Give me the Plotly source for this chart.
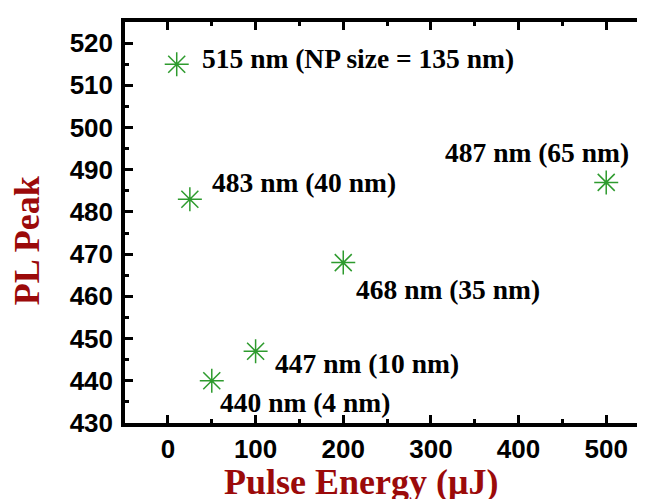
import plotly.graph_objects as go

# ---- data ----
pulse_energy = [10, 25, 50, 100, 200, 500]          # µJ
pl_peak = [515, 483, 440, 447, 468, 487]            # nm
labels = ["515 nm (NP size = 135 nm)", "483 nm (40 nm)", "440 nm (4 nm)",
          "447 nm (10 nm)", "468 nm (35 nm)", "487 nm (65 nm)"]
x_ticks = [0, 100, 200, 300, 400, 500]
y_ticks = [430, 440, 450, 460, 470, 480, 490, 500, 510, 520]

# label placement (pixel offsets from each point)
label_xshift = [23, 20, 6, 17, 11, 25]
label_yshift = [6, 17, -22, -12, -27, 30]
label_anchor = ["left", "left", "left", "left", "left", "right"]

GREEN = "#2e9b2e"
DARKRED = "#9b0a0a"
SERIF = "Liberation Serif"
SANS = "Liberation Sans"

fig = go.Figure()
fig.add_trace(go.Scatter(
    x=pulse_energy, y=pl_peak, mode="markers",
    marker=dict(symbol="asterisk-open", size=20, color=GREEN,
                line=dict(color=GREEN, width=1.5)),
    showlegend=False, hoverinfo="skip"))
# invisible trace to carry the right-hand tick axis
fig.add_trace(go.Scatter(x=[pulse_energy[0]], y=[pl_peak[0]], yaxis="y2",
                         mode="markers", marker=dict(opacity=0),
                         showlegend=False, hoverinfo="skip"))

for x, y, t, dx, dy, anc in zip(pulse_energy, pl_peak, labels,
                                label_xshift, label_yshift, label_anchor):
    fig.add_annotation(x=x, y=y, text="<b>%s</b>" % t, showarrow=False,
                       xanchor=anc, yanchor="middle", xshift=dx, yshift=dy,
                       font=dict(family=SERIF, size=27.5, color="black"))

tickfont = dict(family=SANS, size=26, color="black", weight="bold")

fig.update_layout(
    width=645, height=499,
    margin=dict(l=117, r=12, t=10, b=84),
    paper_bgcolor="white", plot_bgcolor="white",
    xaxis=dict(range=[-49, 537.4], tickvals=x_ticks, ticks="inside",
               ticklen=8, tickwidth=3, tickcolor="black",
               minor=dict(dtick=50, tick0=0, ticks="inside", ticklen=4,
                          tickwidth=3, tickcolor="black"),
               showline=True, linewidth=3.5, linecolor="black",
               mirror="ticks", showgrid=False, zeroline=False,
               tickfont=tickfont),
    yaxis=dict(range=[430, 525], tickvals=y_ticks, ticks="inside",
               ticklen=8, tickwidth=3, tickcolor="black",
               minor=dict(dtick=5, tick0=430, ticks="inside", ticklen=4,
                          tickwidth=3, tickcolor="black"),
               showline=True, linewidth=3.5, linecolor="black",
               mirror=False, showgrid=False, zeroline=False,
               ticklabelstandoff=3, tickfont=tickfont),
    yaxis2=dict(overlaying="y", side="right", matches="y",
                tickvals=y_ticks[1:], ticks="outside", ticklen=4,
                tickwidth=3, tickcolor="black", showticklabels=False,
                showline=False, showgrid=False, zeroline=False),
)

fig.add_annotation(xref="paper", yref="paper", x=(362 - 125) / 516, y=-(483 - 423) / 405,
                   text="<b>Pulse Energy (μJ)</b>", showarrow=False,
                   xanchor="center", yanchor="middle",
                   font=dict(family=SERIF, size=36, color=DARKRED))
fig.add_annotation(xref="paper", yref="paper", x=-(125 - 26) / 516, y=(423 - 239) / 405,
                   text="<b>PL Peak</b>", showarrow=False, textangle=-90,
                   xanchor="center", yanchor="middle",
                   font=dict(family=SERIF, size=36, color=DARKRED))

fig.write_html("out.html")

What to work on: Restate each line from the start of the listing through the line bearing "import plotly.graph_objects as go" word for word. Drop the pictures.

Answer below:
Give me the Plotly source for this chart.
import plotly.graph_objects as go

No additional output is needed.